If citizens’ assemblies’ main task is to indicatively represent how citizens would deliberate on policy proposals under ideal conditions, they must represent a deliberative demos (see Owen in Bauböck 2018) that is considerably wider than the demos that authorises a legislative assembly through elections. At the minimum, this deliberative demos must include all residents in the European Union. I welcome, therefore, Nicolaidis’ proposal to balance the composition of an ECA not only by nationality, gender, income, and education but also by including a proportionate number of non-EU citizens. This will, however, not be enough. When an ECA deliberates, for example, on a policy responding to climate change, the demos whom it ought to represent is a global one that includes all humans and, arguably, also non-human animals. For practical reasons, it will not be possible to randomly select participants from such a wide demos. However, it is crucial that the ECA includes representatives of interests that are most severely affected by the policy that is being considered. It can do so by inviting virtual representatives of these interests who can credibly speak for populations in countries in the Global South worst hit by the climate crises, non-human animal species decimated by it or future generations that will bear the brunt of current failures to act decisively in cutting carbon emissions.
I acknowledge that this proposal leaves many questions open: How many virtual representatives should be added to an ECA? Should their selection depend on the specific issue that is debated?
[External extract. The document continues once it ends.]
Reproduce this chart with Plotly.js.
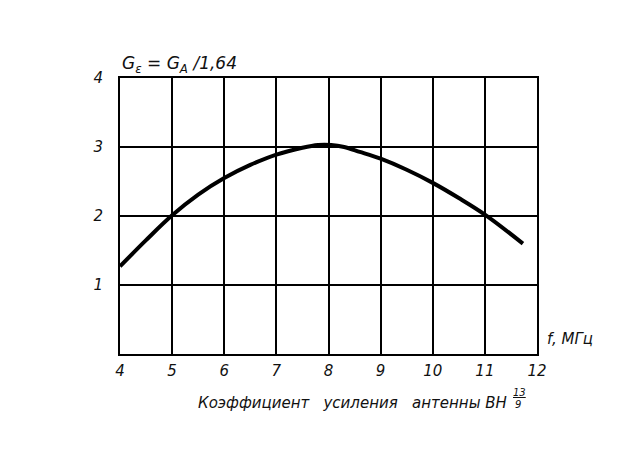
<!DOCTYPE html>
<html>
<head>
<meta charset="utf-8">
<script src="https://cdn.plot.ly/plotly-3.0.1.min.js"></script>
<style>html,body{margin:0;padding:0;background:#fff;}#chart{width:624px;height:461px;}</style>
</head>
<body>
<div id="chart"></div>
<script>
// Data
const freqMHz = [4, 4.5, 5, 5.5, 6, 6.5, 7, 7.5, 7.8, 8.05, 8.3, 8.6, 9, 9.5, 10, 10.5, 11, 11.73];
const gain    = [1.27, 1.65, 2.01, 2.31, 2.55, 2.74, 2.89, 2.99, 3.03, 3.03, 3.0, 2.93, 2.83, 2.67, 2.48, 2.26, 2.02, 1.6];
const xTicks = [4, 5, 6, 7, 8, 9, 10, 11, 12];
const yTicks = [1, 2, 3, 4];

const fnt = {family: "DejaVu Sans", size: 15, color: "#111", style: "italic"};

const trace = {
  x: freqMHz, y: gain, type: "scatter", mode: "lines",
  line: {color: "#000", width: 4, shape: "spline", smoothing: 1},
  hoverinfo: "skip"
};

const layout = {
  width: 624, height: 461,
  margin: {l: 120, r: 87, t: 78, b: 107},
  paper_bgcolor: "#fff", plot_bgcolor: "#fff",
  showlegend: false,
  xaxis: {
    range: [4, 12], tickvals: xTicks, ticktext: xTicks.map(String),
    showgrid: true, gridcolor: "#000", gridwidth: 2,
    showline: true, linecolor: "#000", linewidth: 2, mirror: true,
    zeroline: false, ticks: "", tickfont: fnt, ticklabelstandoff: 2
  },
  yaxis: {
    range: [0, 4], tickvals: yTicks, ticktext: yTicks.map(String),
    showgrid: true, gridcolor: "#000", gridwidth: 2,
    showline: true, linecolor: "#000", linewidth: 2, mirror: true,
    zeroline: false, ticks: "", tickfont: fnt, ticklabelstandoff: 12
  },
  annotations: [
    {xref: "paper", yref: "paper", x: 0.0, y: 1.0, xanchor: "left", yanchor: "bottom", yshift: 0,
     text: "G<sub>ε</sub> = G<sub>A</sub> /1,64", showarrow: false,
     font: {family: "DejaVu Sans", size: 17, color: "#111", style: "italic"}},
    {xref: "paper", yref: "paper", x: 1.0, y: 0.0, xanchor: "left", yanchor: "bottom", xshift: 8, yshift: 4,
     text: "f, МГц", showarrow: false,
     font: {family: "DejaVu Sans", size: 15, color: "#111", style: "italic"}},
    {xref: "paper", yref: "paper", x: 0.0, y: 0.0, xanchor: "left", yanchor: "top", yshift: -38, xshift: 76,
     text: "Коэффициент   усиления   антенны ВН", showarrow: false,
     font: {family: "DejaVu Sans", size: 15, color: "#111", style: "italic"}},
    {xref: "paper", yref: "paper", x: 0.0, y: 0.0, xanchor: "left", yanchor: "top", yshift: -31, xshift: 391,
     text: "<u>13</u>", showarrow: false,
     font: {family: "DejaVu Sans", size: 10, color: "#111", style: "italic"}},
    {xref: "paper", yref: "paper", x: 0.0, y: 0.0, xanchor: "left", yanchor: "top", yshift: -43, xshift: 393,
     text: "9", showarrow: false,
     font: {family: "DejaVu Sans", size: 10, color: "#111", style: "italic"}}
  ]
};

Plotly.newPlot("chart", [trace], layout, {staticPlot: true, displayModeBar: false});
</script>
</body>
</html>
Should they merely have an advisory role, or should their votes be counted? Purists of sortition-based democracy may object that giving such representatives a stronger role than that of experts and including them in significant numbers would distort the descriptive representation of European societies. However, this objection begs the question: Why should only European residents form the demos that is represented in an assembly deliberating about European policies that severely affect the interests of so many non-Europeans? Sortition-based descriptive representation of all these interests is practically impossible. So the second-best solution seems to me a mixed ECA that combines random selection of European residents with purposefully designed representation of other interests.
The Test of Effective Transformation of Citizens’ Preferences
An ECA that meets its task of deliberating on EU policies by considering all interests that would be severely affected by them may still fail to change public opinion and the views of those citizens for whose votes national and European legislators compete. If it then initiates referendums or puts its proposals forward for a vote in the EP, these may simply get voted down. The ultimate test for an ECA is, therefore, whether and how its deliberations and proposals will feed back into the public spheres of European societies. This is the constraint that democrats have to accept: Citizens’ assemblies may fail to endorse policies that are urgently necessary, and even if they do endorse them, they may fail to reach out and convince those citizen voters who form their opinions under far less ideal conditions. Nicolaidis’ proposal contains interesting ideas on how to reduce this risk, but it is in the nature of democracy that it can never be fully overcome.